Until now, only the influence of breast density on conventional imaging such as mammography (MG) is studied and awareness of the negative impact of higher breast density on the detection rate is growing [13]. However, in breast MRI, only the independence of contrast-enhanced imaging diagnostic outcomes from breast density has been demonstrated [14]. There is no comparable literature on the influence of breast density on DWI quality or diagnostic performance. Regarding DWI image quality, only data addressing the influence of different b-values, synthetic b-values, or different DWI and fat suppression techniques have been studied previously [15,16,17,18,19].

General image quality, as rated by the 4 readers, is based on signal, noise, contrast, sharpness, artifacts (ghosting), and the presence of anatomical distortions. While in T1-DCE fat suppression may help image interpretation, it is mandatory for valid image interpretation in DWI. This extra step in image acquisition gives rise to more artifacts, distortions, or areas of incomplete fat suppression. These issues depend on the amount of fatty tissue to be suppressed and thus explain our results showing higher image and fat suppression quality in dense breasts.

In T1-DCE imaging, a subgroup analysis compared fat suppression quality between SPAIR and DIXON, showing higher fat suppression quality for DIXON with 52.7% maximal scores (score 5) compared to 1.1% for SPAIR. We therefore recommend DIXON fat suppression for T1-DCE in clinical breast MRI, leading to better image quality independent of B0 inhomogeneity without the need for extra scanning time. This is in concordance with the results of Kalovidouri et al, who studied both the imaging quality and signal to noise ratio and confirmed the superiority of DIXON (at 3.0 T) compared to SPAIR in breast imaging [20]. Clauser et al also concluded that the DIXON technique outperformed a spectral water suppression technique in all evaluated visual grading criteria in breast T1-DCE at 3.0 T [18], in analogy to musculoskeletal tumor imaging [21].
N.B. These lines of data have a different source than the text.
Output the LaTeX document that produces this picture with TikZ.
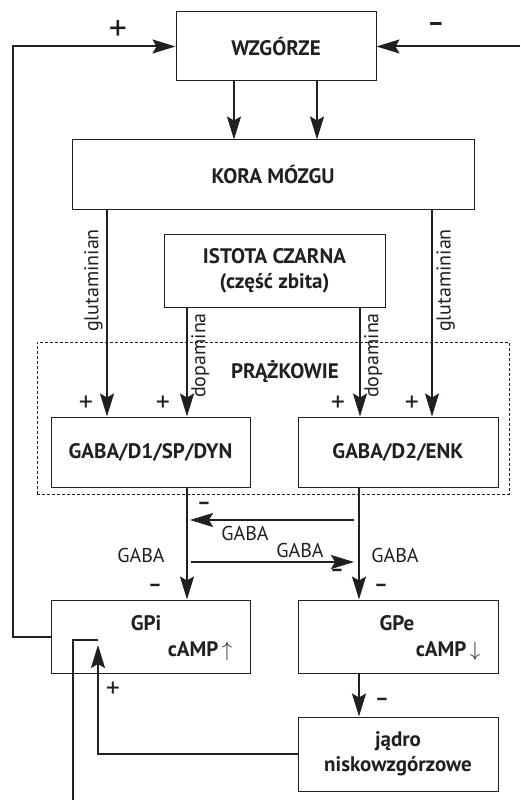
\documentclass[tikz,border=0pt]{standalone}
\usepackage{fontspec}
\setmainfont{PT Sans}
\usetikzlibrary{
  arrows.meta,
  positioning
}
\definecolor{ink}{HTML}{231F20}

\begin{document}
\begin{tikzpicture}[
  x=1pt, y=-1pt,
  box/.style={
    draw=ink, line width=1pt, fill=white,
    minimum width=200pt, minimum height=70pt, inner sep=0pt,
    font=\fontsize{21}{25}\selectfont\bfseries, text=ink, align=center
  },
  boxtext/.style={font=\fontsize{21}{25}\selectfont\bfseries, text=ink},
  arr/.style={line width=2pt, draw=ink, -{Stealth[length=23pt, width=14pt, inset=4pt]}},
  wire/.style={line width=2pt, draw=ink},
  lbl/.style={font=\fontsize{20}{22}\selectfont, text=ink},
  plus/.style={font=\fontsize{28}{28}\selectfont, text=ink},
  minus/.style={font=\fontsize{21}{21}\selectfont\bfseries, text=ink}
]
\useasboundingbox (0,0) rectangle (520,810);

% STRIATUM (dashed frame)
\node[draw=ink, line width=0.8pt, dash pattern=on 3pt off 2pt,
  minimum width=472pt, minimum height=152pt] (striatum) at (273,418) {};
\node[boxtext] (striatumlbl) at (285,372) {PRĄŻKOWIE};

% BOXES
\node[box, minimum height=69pt] (wzg) at (276,46.5) {WZGÓRZE};
\node[box, minimum width=402pt] (kora) at (273,175) {KORA MÓZGU};
\node[box, minimum width=221pt, minimum height=73pt] (istota) at (274.5,270.5)
  {ISTOTA CZARNA\\(część zbita)};
\node[box, minimum width=199pt] (d1) at (150.5,452) {GABA/D1/SP/DYN};
\node[box] (d2) at (398,452) {GABA/D2/ENK};
\node[box, minimum width=199pt, minimum height=73pt] (gpi) at (150.5,636.5) {};
\node[box, minimum height=73pt] (gpe) at (398,636.5) {};
\node[box, minimum height=74pt] (stn) at (398,754) {jądro\\niskowzgórzowe};

\node[boxtext] (gpilbl) at (146,623) {GPi};
\node[boxtext] (gpicamp) at (200,651) {cAMP\,$\uparrow$};
\node[boxtext] (gpelbl) at (397,623) {GPe};
\node[boxtext] (gpecamp) at (448,651) {cAMP\,$\downarrow$};

% THALAMUS -> CORTEX
\draw[arr] ([xshift=-42]wzg.south) -- ([xshift=-39]kora.north);
\draw[arr] ([xshift=41]wzg.south) -- ([xshift=44]kora.north);

% inputs to thalamus
\coordinate (inR) at (520,46.5);
\draw[arr] (gpi.west) -- ++(-38,0) |- (wzg.west);
\draw[arr] (inR) -- (wzg.east);
\node[font=\fontsize{36}{36}\selectfont, text=ink] (plusT) at (118,31) {+};
\node[font=\fontsize{26}{26}\selectfont\bfseries, text=ink] (minusT) at (436,27) {–};

% CORTEX / SN -> STRIATUM
\draw[arr] ([xshift=-166]kora.south) --
  node[lbl, rotate=90, anchor=south, pos=0.34] {glutaminian} ([xshift=-43.5]d1.north);
\draw[arr] ([xshift=159]kora.south) --
  node[lbl, rotate=90, anchor=north, pos=0.34] {glutaminian} ([xshift=34]d2.north);
\draw[arr] ([xshift=-87.5]istota.south) --
  node[lbl, rotate=90, anchor=north, pos=0.44] {dopamina} ([xshift=36.5]d1.north);
\draw[arr] ([xshift=85.5]istota.south) --
  node[lbl, rotate=90, anchor=north, pos=0.44] {dopamina} ([xshift=-38]d2.north);

\node[plus] at (86,404) {+};
\node[plus] at (163,404) {+};
\node[plus] at (338,404) {+};
\node[plus] at (412,404) {+};

% STRIATUM -> GP
\draw[arr] ([xshift=36.5]d1.south) -- ([xshift=36.5]gpi.north);
\draw[arr] ([xshift=-39]d2.south) -- ([xshift=-39]gpe.north);
\node[lbl] at (141,555) {GABA};
\node[lbl] at (395,555) {GABA};
\node[minus] at (155,588) {–};
\node[minus] at (381,588) {–};

\coordinate (crossLs) at (354,520);
\coordinate (crossLe) at (190,520);
\coordinate (crossRs) at (191,562);
\coordinate (crossRe) at (354,562);
\draw[arr] (crossLs) -- (crossLe);
\draw[arr] (crossRs) -- (crossRe);
\node[minus] at (204,506) {–};
\node[lbl] at (245,533) {GABA};
\node[lbl] at (300,550) {GABA};
\node[minus] at (337,573) {–};

% GPe -> STN -> GPi
\draw[arr] ([xshift=-39]gpe.south) -- ([xshift=-39]stn.north);
\node[minus] at (382,702) {–};

\coordinate (gpiin) at (98,645);
\draw[arr] (stn.west) -| (gpiin);
\node[plus] at (113,690) {+};

% GPi output
\coordinate (gpiout) at (98,640);
\coordinate (outend) at (73,800);
\draw[wire] (gpiout) -| (outend);

\end{tikzpicture}
\end{document}
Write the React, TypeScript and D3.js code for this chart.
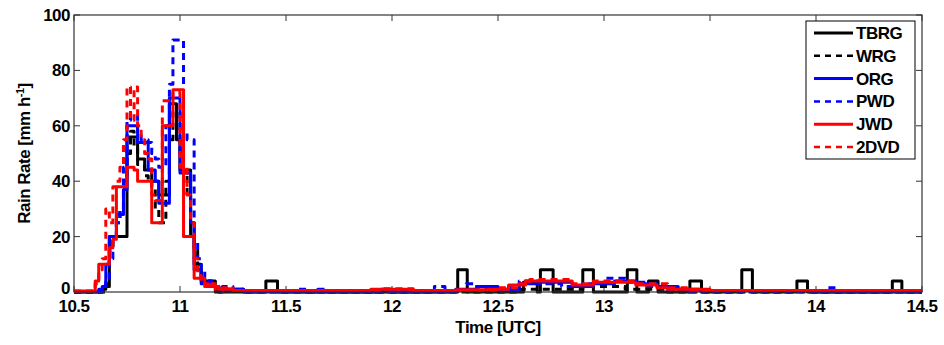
import React from "react";
import * as d3 from "d3";

// storm core sampled every minute starting at T0 (hours UTC)
const T0 = 10.6;
const tbrgMain = [0, 0, 1, 2, 20, 20, 20, 20, 20, 56, 56, 56, 48, 48, 44, 44, 40, 40, 35, 35, 35, 68, 68, 55, 44, 44, 44, 20, 10, 10, 4, 4, 4, 4, 0, 0, 0];
const wrgMain = [0, 0, 0, 3, 15, 20, 25, 30, 40, 50, 58, 52, 46, 46, 42, 40, 38, 30, 25, 25, 40, 55, 65, 65, 50, 42, 35, 25, 15, 8, 5, 3, 2, 2, 1, 0, 0];
const orgMain = [0, 1, 2, 10, 20, 20, 28, 28, 37, 60, 60, 60, 54, 54, 54, 44, 44, 40, 32, 32, 32, 70, 70, 70, 43, 43, 43, 25, 8, 8, 3, 3, 4, 2, 2, 1, 0];
const pwdMain = [0, 0, 2, 5, 12, 20, 25, 30, 45, 62, 64, 64, 58, 55, 55, 54, 50, 48, 45, 45, 60, 75, 91, 91, 91, 58, 55, 55, 18, 12, 8, 5, 4, 3, 2, 1, 1];
const jwdMain = [4, 10, 10, 10, 16, 19, 38, 38, 38, 45, 45, 44, 40, 40, 40, 40, 25, 25, 25, 60, 60, 60, 73, 73, 73, 20, 20, 20, 5, 5, 5, 2, 2, 3, 2, 1, 1];
const dvdMain = [3, 8, 12, 30, 25, 38, 40, 45, 55, 74, 62, 74, 60, 55, 50, 48, 35, 33, 33, 69, 69, 69, 72, 72, 45, 45, 35, 25, 12, 6, 4, 3, 2, 2, 1, 1, 1];

// light rain afterwards: [time, rate] break points, each held until the next
const tbrgTail: [number, number][] = [
  [11.2, 0], [11.405, 4], [11.46, 0], [12.31, 8], [12.355, 0], [12.62, 3.5], [12.685, 0],
  [12.7, 8], [12.76, 0], [12.9, 8], [12.95, 0], [13.11, 8], [13.155, 0], [13.21, 4], [13.255, 0],
  [13.405, 4], [13.46, 0], [13.65, 8], [13.7, 0], [13.91, 4], [13.96, 0], [14.36, 4], [14.405, 0], [14.5, 0],
];
const wrgTail: [number, number][] = [
  [11.2, 1], [11.3, 0], [12.6, 1], [12.9, 2], [13.1, 1], [13.3, 0], [14.5, 0],
];
const orgTail: [number, number][] = [
  [11.2, 1], [11.3, 0], [11.95, 1], [12.0, 0], [12.3, 1], [12.4, 2], [12.5, 1], [12.6, 3], [12.7, 3.5],
  [12.85, 2], [12.95, 3], [13.05, 4], [13.15, 3], [13.25, 2], [13.35, 1], [13.45, 0.5], [14.0, 0], [14.5, 0],
];
const pwdTail: [number, number][] = [
  [11.2, 2], [11.25, 1], [11.3, 0.5], [11.55, 1], [11.6, 0], [11.65, 1], [11.7, 0], [12.2, 2], [12.25, 0.5],
  [12.35, 3], [12.4, 1], [12.55, 2], [12.6, 4], [12.7, 3], [12.8, 2], [12.9, 3], [13.0, 5], [13.1, 3.5],
  [13.2, 2], [13.3, 1], [13.4, 0], [14.05, 1.5], [14.1, 0], [14.5, 0],
];
const jwdTail: [number, number][] = [
  [11.2, 1], [11.25, 0.5], [11.9, 1], [12.1, 0.5], [12.3, 0.8], [12.45, 1], [12.55, 2.5], [12.63, 4],
  [12.85, 2.5], [12.95, 3.5], [13.15, 2.5], [13.25, 1.5], [13.3, 1], [13.5, 0.5], [14.5, 0.5],
];
const dvdTail: [number, number][] = [
  [11.2, 1.5], [11.25, 0.5], [11.95, 1.2], [12.1, 0.5], [12.5, 1.5], [12.6, 3], [12.65, 4.5], [12.85, 3],
  [12.95, 4], [13.15, 3], [13.3, 1.5], [13.4, 0.5], [14.5, 0.5],
];

const xTicks = [10.5, 11, 11.5, 12, 12.5, 13, 13.5, 14, 14.5];
const yTicks = [0, 20, 40, 60, 80, 100];

const series = [
  { name: "TBRG", lead: 0, main: tbrgMain, tail: tbrgTail, color: "#000000", dash: "" },
  { name: "WRG", lead: 0, main: wrgMain, tail: wrgTail, color: "#000000", dash: "7,5" },
  { name: "ORG", lead: 0, main: orgMain, tail: orgTail, color: "#0000ff", dash: "" },
  { name: "PWD", lead: 0, main: pwdMain, tail: pwdTail, color: "#0000ff", dash: "7,5" },
  { name: "JWD", lead: 0.4, main: jwdMain, tail: jwdTail, color: "#ff0000", dash: "" },
  { name: "2DVD", lead: 0.4, main: dvdMain, tail: dvdTail, color: "#ff0000", dash: "7,5" },
];

const W = 944;
const H = 345;
const left = 74, right = 922, top = 15, bottom = 292;
const font = "'Liberation Sans', Arial, sans-serif";

export default function App() {
  const x = d3.scaleLinear().domain([10.5, 14.5]).range([left, right]);
  const y = d3.scaleLinear().domain([0, 100]).range([bottom, top]);
  const line = d3
    .line<[number, number]>()
    .x((d) => x(d[0]))
    .y((d) => y(d[1]))
    .curve(d3.curveStepAfter);

  const axisColor = "#333333";

  return (
    <svg
      width={W}
      height={H}
      style={{ position: "absolute", left: 0, top: 0, background: "#fff" }}
      fontFamily={font}
      fontWeight="bold"
    >
      <defs>
        <clipPath id="plot">
          <rect x={left} y={top - 2} width={right - left} height={bottom - top + 4} />
        </clipPath>
      </defs>
      <rect x={left} y={top} width={right - left} height={bottom - top} fill="#fff" />

      {/* ticks inside the box */}
      {xTicks.map((t) => (
        <g key={"x" + t}>
          <line x1={x(t)} x2={x(t)} y1={bottom} y2={bottom - 6} stroke={axisColor} />
          <line x1={x(t)} x2={x(t)} y1={top} y2={top + 6} stroke={axisColor} />
          <text x={x(t)} y={bottom + 20} fontSize={17} textAnchor="middle" fill="#000" letterSpacing={-0.5}>
            {String(t)}
          </text>
        </g>
      ))}
      {yTicks.map((v) => (
        <g key={"y" + v}>
          <line x1={left} x2={left + 6} y1={y(v)} y2={y(v)} stroke={axisColor} />
          <line x1={right} x2={right - 6} y1={y(v)} y2={y(v)} stroke={axisColor} />
          <text x={left - 4} y={y(v) + (v === 0 ? 2 : 6)} fontSize={17} textAnchor="end" fill="#000" letterSpacing={-0.5}>
            {v}
          </text>
        </g>
      ))}

      <g clipPath="url(#plot)">
        {series.map((s) => {
          const pts: [number, number][] = [
            [10.5, s.lead],
            ...s.main.map((v, i) => [T0 + i / 60, v] as [number, number]),
            ...s.tail,
          ];
          return (
            <path
              key={s.name}
              d={line(pts) || ""}
              fill="none"
              stroke={s.color}
              strokeWidth={3}
              strokeDasharray={s.dash || undefined}
              strokeLinejoin="round"
            />
          );
        })}
      </g>

      <rect x={left} y={top} width={right - left} height={bottom - top} fill="none" stroke={axisColor} strokeWidth={1.2} />

      {/* legend */}
      <g>
        <rect x={806} y={21} width={109} height={138} fill="#fff" stroke="#000" strokeWidth={1} />
        {series.map((s, i) => {
          const ly = 33 + i * 22.8;
          return (
            <g key={"leg" + s.name}>
              <line
                x1={814}
                x2={853}
                y1={ly}
                y2={ly}
                stroke={s.color}
                strokeWidth={s.dash ? 2.5 : 3}
                strokeDasharray={s.dash ? "6,5" : undefined}
              />
              <text x={856} y={ly + 6} fontSize={17} fill="#000" letterSpacing={-0.5}>
                {s.name}
              </text>
            </g>
          );
        })}
      </g>

      <text x={(left + right) / 2} y={333} fontSize={17} textAnchor="middle" fill="#000" letterSpacing={-0.5}>
        Time [UTC]
      </text>
      <text
        transform={`translate(30,${(top + bottom) / 2}) rotate(-90)`}
        fontSize={17}
        textAnchor="middle"
        fill="#000"
        letterSpacing={-0.5}
      >
        Rain Rate [mm h
        <tspan fontSize={11} dy={-6}>-1</tspan>
        <tspan dy={6}>]</tspan>
      </text>
    </svg>
  );
}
Furthermore, this study showed no influence of the field strength on the image or fat suppression quality. In literature, it is suggested that fat suppression is more difficult at 3.0 T compared to that at 1.5 T [22]. Breast size, which may influence fat suppression, was not available and therefore not taken into consideration.

One of the qualities of the study is the high sample size and the multicentric multi-reader approach. A limitation of a visual grading analysis study is the impossibility to know the exact image characteristics or image disturbances on which the grading score was based for each reader. However, the good inter-observer agreement of DWI imaging showed the consistency of the scoring and its validity. Another limitation is the non-diagnostic approach, with image quality as a surrogate. We did for instance not investigate the dependence of fibroglandular tissue on lesion conspicuity as the visibility of breast lesions using unenhanced DWI-based imaging has been since long established and as there are no physical reasons why FGT should or even could have such an influence. However, these results are sufficient to refute the notion of “DWI is not robust,” by revealing a major influencing factor on DWI quality.

With the help of automated breast density scoring and possible other deep learning applications for excluding normal scans, DWI could be further tested as an additional screening method in dense breasts [23, 24]. Future research is needed to optimize fat suppression protocols for non-dense breasts and develop deep learning algorithms for breast cancer screening with DWI.

Conclusion

Dense breasts show excellent fat suppression and substantially higher image quality in DWI images compared with non-dense breasts. These results support the setup of studies exploring DWI-based MR imaging without IV contrast for additional screening of women with dense breasts.